## BEGIN

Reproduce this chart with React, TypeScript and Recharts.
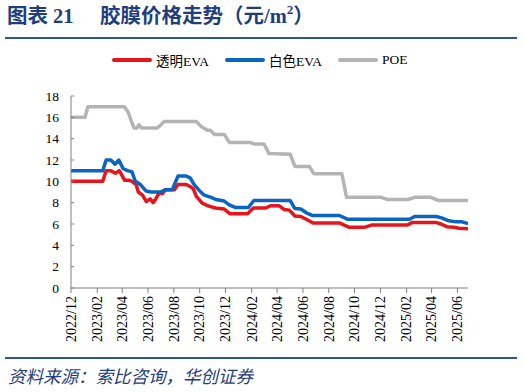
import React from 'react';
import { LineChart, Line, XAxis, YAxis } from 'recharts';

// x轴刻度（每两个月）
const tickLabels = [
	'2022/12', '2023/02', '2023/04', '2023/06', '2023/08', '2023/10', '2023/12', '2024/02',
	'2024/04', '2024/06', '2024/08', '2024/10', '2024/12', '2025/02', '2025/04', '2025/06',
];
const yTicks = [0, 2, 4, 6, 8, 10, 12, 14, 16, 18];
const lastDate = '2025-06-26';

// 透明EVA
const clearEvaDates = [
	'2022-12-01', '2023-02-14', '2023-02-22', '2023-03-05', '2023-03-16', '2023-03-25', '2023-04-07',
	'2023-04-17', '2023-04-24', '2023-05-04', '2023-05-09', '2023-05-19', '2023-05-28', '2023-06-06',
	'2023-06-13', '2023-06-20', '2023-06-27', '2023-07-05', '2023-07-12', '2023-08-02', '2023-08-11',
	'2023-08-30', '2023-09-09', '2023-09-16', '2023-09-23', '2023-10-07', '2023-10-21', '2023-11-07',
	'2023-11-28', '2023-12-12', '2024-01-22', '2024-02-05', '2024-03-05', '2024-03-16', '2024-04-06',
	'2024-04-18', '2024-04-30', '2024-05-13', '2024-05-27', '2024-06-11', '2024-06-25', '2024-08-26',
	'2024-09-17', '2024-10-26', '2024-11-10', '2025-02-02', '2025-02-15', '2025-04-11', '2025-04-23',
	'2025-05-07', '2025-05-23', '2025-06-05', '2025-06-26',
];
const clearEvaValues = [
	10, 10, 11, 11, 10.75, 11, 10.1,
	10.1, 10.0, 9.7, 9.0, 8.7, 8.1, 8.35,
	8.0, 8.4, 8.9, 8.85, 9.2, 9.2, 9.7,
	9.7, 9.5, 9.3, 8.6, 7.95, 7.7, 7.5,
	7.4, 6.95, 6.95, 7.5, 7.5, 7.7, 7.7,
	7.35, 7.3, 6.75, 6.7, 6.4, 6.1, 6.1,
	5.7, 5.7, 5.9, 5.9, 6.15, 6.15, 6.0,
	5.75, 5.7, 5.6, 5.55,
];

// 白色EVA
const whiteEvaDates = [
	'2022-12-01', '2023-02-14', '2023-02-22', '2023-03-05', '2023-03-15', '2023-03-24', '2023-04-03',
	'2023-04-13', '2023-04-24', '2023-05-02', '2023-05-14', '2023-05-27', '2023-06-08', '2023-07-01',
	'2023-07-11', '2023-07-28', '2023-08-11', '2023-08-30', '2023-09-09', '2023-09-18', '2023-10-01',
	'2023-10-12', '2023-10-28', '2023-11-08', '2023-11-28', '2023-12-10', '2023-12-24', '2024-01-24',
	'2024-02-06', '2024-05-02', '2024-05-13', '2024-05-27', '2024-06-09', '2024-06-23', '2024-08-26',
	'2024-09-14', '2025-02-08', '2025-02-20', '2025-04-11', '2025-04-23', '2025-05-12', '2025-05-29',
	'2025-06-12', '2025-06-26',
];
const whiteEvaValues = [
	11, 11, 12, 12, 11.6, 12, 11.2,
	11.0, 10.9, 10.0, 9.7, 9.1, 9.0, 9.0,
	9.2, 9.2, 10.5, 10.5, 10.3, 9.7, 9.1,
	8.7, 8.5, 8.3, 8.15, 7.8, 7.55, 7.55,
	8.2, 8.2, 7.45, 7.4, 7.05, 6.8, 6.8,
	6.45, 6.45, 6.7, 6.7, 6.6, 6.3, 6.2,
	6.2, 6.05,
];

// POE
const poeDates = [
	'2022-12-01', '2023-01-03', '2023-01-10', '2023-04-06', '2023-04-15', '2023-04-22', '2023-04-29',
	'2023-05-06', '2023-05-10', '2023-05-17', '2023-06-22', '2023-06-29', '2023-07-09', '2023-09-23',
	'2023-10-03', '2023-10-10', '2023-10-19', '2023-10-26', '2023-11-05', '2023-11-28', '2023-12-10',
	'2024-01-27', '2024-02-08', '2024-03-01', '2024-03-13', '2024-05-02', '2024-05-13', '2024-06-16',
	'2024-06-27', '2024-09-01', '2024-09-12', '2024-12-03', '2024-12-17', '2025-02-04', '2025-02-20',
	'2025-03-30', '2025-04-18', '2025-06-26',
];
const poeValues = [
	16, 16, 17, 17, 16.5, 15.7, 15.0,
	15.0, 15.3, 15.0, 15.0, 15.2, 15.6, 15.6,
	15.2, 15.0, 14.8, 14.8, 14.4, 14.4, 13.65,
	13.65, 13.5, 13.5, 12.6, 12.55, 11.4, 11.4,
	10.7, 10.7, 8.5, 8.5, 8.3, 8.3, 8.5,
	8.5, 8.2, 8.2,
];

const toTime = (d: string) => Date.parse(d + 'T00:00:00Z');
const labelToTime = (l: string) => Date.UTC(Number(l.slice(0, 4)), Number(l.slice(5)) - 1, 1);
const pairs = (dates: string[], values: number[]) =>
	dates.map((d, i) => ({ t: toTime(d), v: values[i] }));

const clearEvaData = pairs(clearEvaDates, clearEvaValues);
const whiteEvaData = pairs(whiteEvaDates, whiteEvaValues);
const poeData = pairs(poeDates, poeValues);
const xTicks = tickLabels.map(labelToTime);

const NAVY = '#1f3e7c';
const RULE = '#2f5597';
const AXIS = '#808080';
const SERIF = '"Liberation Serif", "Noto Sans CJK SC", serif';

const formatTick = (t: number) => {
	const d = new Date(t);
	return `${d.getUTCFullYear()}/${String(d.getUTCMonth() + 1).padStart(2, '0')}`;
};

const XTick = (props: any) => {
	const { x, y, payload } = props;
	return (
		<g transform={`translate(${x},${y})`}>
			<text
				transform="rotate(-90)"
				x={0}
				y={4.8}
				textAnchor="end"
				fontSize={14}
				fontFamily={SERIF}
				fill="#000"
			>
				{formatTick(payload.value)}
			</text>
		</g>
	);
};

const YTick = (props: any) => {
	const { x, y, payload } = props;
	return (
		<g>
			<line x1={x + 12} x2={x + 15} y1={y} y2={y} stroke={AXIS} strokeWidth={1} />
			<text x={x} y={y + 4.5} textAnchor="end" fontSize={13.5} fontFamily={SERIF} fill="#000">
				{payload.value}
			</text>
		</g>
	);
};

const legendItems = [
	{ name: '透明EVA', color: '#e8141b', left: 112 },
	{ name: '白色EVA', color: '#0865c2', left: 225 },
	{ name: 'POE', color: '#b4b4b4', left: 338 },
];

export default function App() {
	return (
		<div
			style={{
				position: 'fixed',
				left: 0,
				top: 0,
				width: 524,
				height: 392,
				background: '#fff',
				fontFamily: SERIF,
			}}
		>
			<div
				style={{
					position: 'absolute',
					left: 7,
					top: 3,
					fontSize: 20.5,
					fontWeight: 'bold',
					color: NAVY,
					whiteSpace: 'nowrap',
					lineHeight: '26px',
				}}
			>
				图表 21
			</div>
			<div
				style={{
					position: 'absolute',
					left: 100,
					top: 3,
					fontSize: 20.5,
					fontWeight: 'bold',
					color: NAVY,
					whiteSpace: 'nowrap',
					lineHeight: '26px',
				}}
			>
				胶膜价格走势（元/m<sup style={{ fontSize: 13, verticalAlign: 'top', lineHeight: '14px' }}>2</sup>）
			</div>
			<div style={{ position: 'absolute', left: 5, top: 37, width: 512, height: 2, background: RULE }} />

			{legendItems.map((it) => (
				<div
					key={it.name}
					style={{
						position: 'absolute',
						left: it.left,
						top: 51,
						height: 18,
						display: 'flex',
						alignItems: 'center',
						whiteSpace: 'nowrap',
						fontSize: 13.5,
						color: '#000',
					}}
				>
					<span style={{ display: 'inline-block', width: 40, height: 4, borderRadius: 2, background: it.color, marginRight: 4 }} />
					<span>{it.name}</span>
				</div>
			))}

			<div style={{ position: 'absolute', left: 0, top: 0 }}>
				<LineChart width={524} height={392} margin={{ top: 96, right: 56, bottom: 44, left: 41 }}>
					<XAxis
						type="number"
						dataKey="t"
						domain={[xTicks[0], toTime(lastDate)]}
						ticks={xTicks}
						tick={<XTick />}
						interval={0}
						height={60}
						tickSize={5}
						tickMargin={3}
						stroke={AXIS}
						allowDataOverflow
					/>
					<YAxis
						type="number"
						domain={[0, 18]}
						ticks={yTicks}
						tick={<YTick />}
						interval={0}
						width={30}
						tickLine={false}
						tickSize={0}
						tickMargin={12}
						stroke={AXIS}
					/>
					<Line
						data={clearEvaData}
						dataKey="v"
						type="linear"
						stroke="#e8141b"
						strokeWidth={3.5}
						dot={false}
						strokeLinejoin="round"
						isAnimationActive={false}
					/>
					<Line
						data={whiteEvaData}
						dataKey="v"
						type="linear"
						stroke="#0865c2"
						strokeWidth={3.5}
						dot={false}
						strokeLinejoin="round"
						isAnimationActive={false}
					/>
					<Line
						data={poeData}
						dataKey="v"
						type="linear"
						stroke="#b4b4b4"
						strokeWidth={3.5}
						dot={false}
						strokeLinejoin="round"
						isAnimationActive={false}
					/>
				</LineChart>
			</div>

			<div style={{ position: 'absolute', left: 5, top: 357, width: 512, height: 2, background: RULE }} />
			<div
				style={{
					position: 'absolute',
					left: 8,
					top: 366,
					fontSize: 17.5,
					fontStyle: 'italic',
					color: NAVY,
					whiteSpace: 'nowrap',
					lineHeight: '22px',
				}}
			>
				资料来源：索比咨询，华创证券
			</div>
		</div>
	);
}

## END

◆ **THE EXERCISE**: Write out exactly the opening lines of the data, stopping after the line that holds "const lastDate = '2025-06-26';". Exclude pictures.

◆ **TASK ANSWER**:
Reproduce this chart with React, TypeScript and Recharts.
import React from 'react';
import { LineChart, Line, XAxis, YAxis } from 'recharts';

// x轴刻度（每两个月）
const tickLabels = [
	'2022/12', '2023/02', '2023/04', '2023/06', '2023/08', '2023/10', '2023/12', '2024/02',
	'2024/04', '2024/06', '2024/08', '2024/10', '2024/12', '2025/02', '2025/04', '2025/06',
];
const yTicks = [0, 2, 4, 6, 8, 10, 12, 14, 16, 18];
const lastDate = '2025-06-26';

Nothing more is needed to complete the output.